Его психика всеми силами сопротивлялась тому, чтобы разрушительную память вытащили наружу из цинкового саркофага, в котором она точно не могла ничем навредить. По крайней мере, Тому. О сохранности других людей психика не запрограммирована печься.

Находясь во власти сопротивления, Том сам себя удивлял, не понимал агрессии, которая вдруг бралась из ниоткуда и выплёскивалась на тех, кто был рядом. К травме подошли слишком близко, её задели, и психика, включив тревожные огни и сирены, защищала свою заблокированную дверь, как могла.

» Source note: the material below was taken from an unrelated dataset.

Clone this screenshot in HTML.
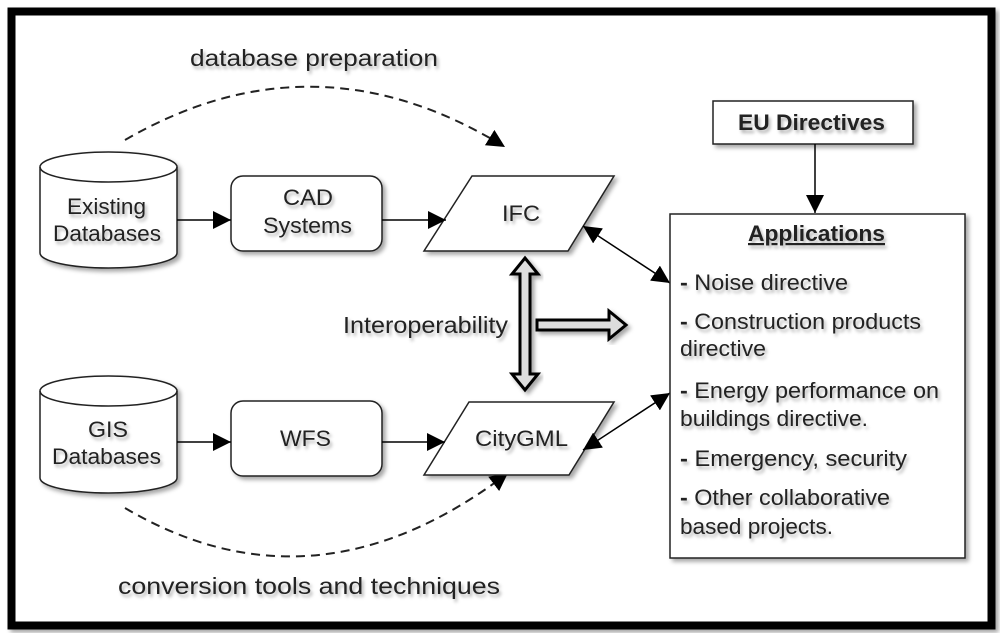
<!DOCTYPE html>
<html><head><meta charset="utf-8"><style>
html,body{margin:0;padding:0;background:#fff}
svg{display:block}
text{font-family:"Liberation Sans",sans-serif;fill:#222}
</style></head><body>
<svg width="1000" height="633" viewBox="0 0 1000 633" xmlns="http://www.w3.org/2000/svg">
<defs>
<filter id="sh" x="-20%" y="-20%" width="140%" height="140%">
<feDropShadow dx="3" dy="3" stdDeviation="2" flood-color="#000" flood-opacity="0.35"/>
</filter>
<filter id="tsh" x="-10%" y="-30%" width="120%" height="160%">
<feDropShadow dx="2" dy="3" stdDeviation="1.5" flood-color="#000" flood-opacity="0.3"/>
</filter>
<marker id="ahb" viewBox="0 0 10 10" refX="10" refY="5" markerWidth="18" markerHeight="18" markerUnits="userSpaceOnUse" orient="auto-start-reverse">
<path d="M0,0 L10,5 L0,10 z" fill="#000"/>
</marker>
</defs>
<rect x="0" y="0" width="1000" height="633" fill="#fff"/>
<rect x="11.5" y="11.5" width="980" height="614" fill="#fff" stroke="#000" stroke-width="8" filter="url(#sh)"/>

<path d="M125,140 Q315,30 505,147" fill="none" stroke="#222" stroke-width="2" stroke-dasharray="9,6" marker-end="url(#ahb)"/>
<path d="M125,508 Q315,620 508,473" fill="none" stroke="#222" stroke-width="2" stroke-dasharray="9,6" marker-end="url(#ahb)"/>
<g filter="url(#tsh)" font-size="23">
<text x="190" y="66" textLength="248" lengthAdjust="spacingAndGlyphs">database preparation</text>
<text x="118" y="594" textLength="382" lengthAdjust="spacingAndGlyphs">conversion tools and techniques</text>
</g>

<g filter="url(#sh)">
<path d="M40,167 L40,253 A68.5,15 0 0 0 177,253 L177,167 A68.5,15 0 0 0 40,167 Z" fill="#fff" stroke="#222" stroke-width="1.5"/>
<path d="M40,167 A68.5,15 0 0 0 177,167" fill="none" stroke="#222" stroke-width="1.5"/>
</g>
<g filter="url(#tsh)" font-size="22">
<text x="67" y="214" textLength="79" lengthAdjust="spacingAndGlyphs">Existing</text>
<text x="53" y="241" textLength="108" lengthAdjust="spacingAndGlyphs">Databases</text>
</g>

<g filter="url(#sh)">
<path d="M40,391 L40,478 A68.5,15 0 0 0 177,478 L177,391 A68.5,15 0 0 0 40,391 Z" fill="#fff" stroke="#222" stroke-width="1.5"/>
<path d="M40,391 A68.5,15 0 0 0 177,391" fill="none" stroke="#222" stroke-width="1.5"/>
</g>
<g filter="url(#tsh)" font-size="22">
<text x="88" y="437" textLength="40" lengthAdjust="spacingAndGlyphs">GIS</text>
<text x="52" y="464" textLength="109" lengthAdjust="spacingAndGlyphs">Databases</text>
</g>

<rect x="231" y="176" width="151" height="75" rx="12" fill="#fff" stroke="#222" stroke-width="1.5" filter="url(#sh)"/>
<rect x="231" y="401" width="151" height="75" rx="12" fill="#fff" stroke="#222" stroke-width="1.5" filter="url(#sh)"/>
<g filter="url(#tsh)" font-size="22">
<text x="283" y="205" textLength="50" lengthAdjust="spacingAndGlyphs">CAD</text>
<text x="263" y="233" textLength="89" lengthAdjust="spacingAndGlyphs">Systems</text>
<text x="280" y="446" textLength="51" lengthAdjust="spacingAndGlyphs">WFS</text>
</g>

<path d="M472,176 L614,176 L568,251 L424,251 Z" fill="#fff" stroke="#222" stroke-width="1.5" filter="url(#sh)"/>
<path d="M469,402 L614,402 L569,475 L424,475 Z" fill="#fff" stroke="#222" stroke-width="1.5" filter="url(#sh)"/>
<g filter="url(#tsh)" font-size="22">
<text x="502" y="221" textLength="38" lengthAdjust="spacingAndGlyphs">IFC</text>
<text x="475" y="446" textLength="93" lengthAdjust="spacingAndGlyphs">CityGML</text>
</g>

<line x1="177" y1="220" x2="231" y2="220" stroke="#000" stroke-width="1.5" marker-end="url(#ahb)"/>
<line x1="382" y1="220" x2="446" y2="220" stroke="#000" stroke-width="1.5" marker-end="url(#ahb)"/>
<line x1="177" y1="442" x2="231" y2="442" stroke="#000" stroke-width="1.5" marker-end="url(#ahb)"/>
<line x1="382" y1="442" x2="445" y2="442" stroke="#000" stroke-width="1.5" marker-end="url(#ahb)"/>

<line x1="583" y1="226" x2="670" y2="283" stroke="#000" stroke-width="1.5" marker-start="url(#ahb)" marker-end="url(#ahb)"/>
<line x1="583" y1="450" x2="670" y2="393" stroke="#000" stroke-width="1.5" marker-start="url(#ahb)" marker-end="url(#ahb)"/>

<path d="M525,258 L538,274 L530,274 L530,374 L538,374 L525,390 L512,374 L520,374 L520,274 L512,274 Z" fill="#ddd" stroke="#000" stroke-width="3" filter="url(#sh)"/>
<path d="M537,320 L609,320 L609,311 L626,325 L609,339 L609,330 L537,330 Z" fill="#ddd" stroke="#000" stroke-width="3" filter="url(#sh)"/>
<text x="343" y="333" font-size="23" textLength="165" lengthAdjust="spacingAndGlyphs" filter="url(#tsh)">Interoperability</text>

<rect x="713" y="101" width="200" height="43" fill="#fff" stroke="#222" stroke-width="1.5" filter="url(#sh)"/>
<text x="738" y="130" font-size="22" font-weight="bold" textLength="147" lengthAdjust="spacingAndGlyphs" filter="url(#tsh)">EU Directives</text>
<line x1="815" y1="144" x2="815" y2="213" stroke="#000" stroke-width="1.5" marker-end="url(#ahb)"/>

<rect x="670" y="214" width="295" height="344" fill="#fff" stroke="#222" stroke-width="1.5" filter="url(#sh)"/>
<g filter="url(#tsh)" font-size="22">
<text x="748" y="241" font-weight="bold" text-decoration="underline" textLength="137" lengthAdjust="spacingAndGlyphs">Applications</text>
<text x="680" y="290" textLength="168" lengthAdjust="spacingAndGlyphs"><tspan font-weight="bold">-</tspan> Noise directive</text>
<text x="680" y="329" textLength="241" lengthAdjust="spacingAndGlyphs"><tspan font-weight="bold">-</tspan> Construction products</text>
<text x="680" y="356" textLength="86" lengthAdjust="spacingAndGlyphs">directive</text>
<text x="680" y="398" textLength="259" lengthAdjust="spacingAndGlyphs"><tspan font-weight="bold">-</tspan> Energy performance on</text>
<text x="680" y="426" textLength="188" lengthAdjust="spacingAndGlyphs">buildings directive.</text>
<text x="680" y="466" textLength="227" lengthAdjust="spacingAndGlyphs"><tspan font-weight="bold">-</tspan> Emergency, security</text>
<text x="680" y="505" textLength="210" lengthAdjust="spacingAndGlyphs"><tspan font-weight="bold">-</tspan> Other collaborative</text>
<text x="680" y="534" textLength="153" lengthAdjust="spacingAndGlyphs">based projects.</text>
</g>
</svg>
</body></html>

Дверь, за которой живут чудовища, кровожадная тьма.

- Стен, я устал, - негромко говорил Том; голова его покоилась на коленях друга, ладони под щекой. – Я очень сильно хочу домой. Сначала мне даже нравилось всё это: больница, доктора, лечение… Но теперь уже нет. И я не понимаю, почему меня не могут выписать, если я хорошо себя чувствую, и от чего меня лечат.

- От диагноза, - по-доброму, с долей снисходительности усмехнулся Стен.

- А почему мне не дают никакие лекарства, не ставят уколы? Нет, я не хочу уколов, - Том поморщился, - но что-то такое ведь должно быть? А этого нет. И как вообще можно вылечить от другого человека?

- Человек только ты, а тот, второй, просто личность.

Том нахмурился, замолчал на какое-то время. До сих пор он не мог осмыслить, как это и что это для него значит – в нём живёт ещё кто-то.

Снова заговорил он совсем о другом:

- Я почему-то больше не запоминаю, что вспомнил во время гипноза и мне не рассказывают этого. Так ведь не может быть, что я ничего не вспоминаю? Или может?

- Может.

- Почему? Раньше такого не было.





- А ты так хочешь вспомнить всё? – вопросом на вопрос ответил Стен и провёл пальцем по щеке Тома до виска, после чего начал описывать на нём спираль.

- Не знаю… - парень прикрыл глаза, лёгкий массаж был очень приятен, даже от мыслей тяжёлых и непонятных отвлёк немного. – Наверное. Мадам Айзик говорит, что я должен вспомнить всё, чтобы они могли меня выписать. А я хочу, чтобы меня выписали.

- Уже торопишься уходить? – Стен вновь легко усмехнулся.

Том пристыдился, невольно зажался. Пусть Стен не сказал этого прямо, но он услышал в его вопросе немой укор в том, что он собирается его бросить. А друзей не бросают.

Но и сказать: «Нет, не тороплюсь» совесть не позволяла, это ведь было бы враньём. Такой сложный выбор – дом или единственный друг.

Том сам не заметил, насколько глубоко задумался над этим и что забыл ответить.

- Ты чего так напрягся? Я что-то не то сказал? – участливо поинтересовался Стен, чуть сжал одной рукой его плечо.

- Нет, я просто задумался. И я не тороплюсь. Но ведь меня выпишут когда-нибудь, может, даже скоро.

- Выпишут. Всех рано или поздно выписывают.

Из груди рвались слова, что этого хотелось бы поскорее, но Том прикусил губу и промолчал. Нельзя обижать друзей.

Стен аккуратно повернул его голову к себе за подбородок и не отпустил, читая тень сомнений в его глазах. Том почти сразу отвёл взгляд. Коснувшись подушечкой большого пальца его нижней губы, мужчина произнёс:

- Что-то хочешь сказать? Не молчи, со мной ты можешь быть откровенным.

Том снова сжался от того тепла, что разлилось в сердце от его слов, помотал головой и противореча себе робко ответил:

- Если честно, я хочу, чтобы меня поскорее выписали. Очень хочу. Но я не хочу бросать тебя.

Стен улыбнулся, коротко провёл большим пальцем по его щеке.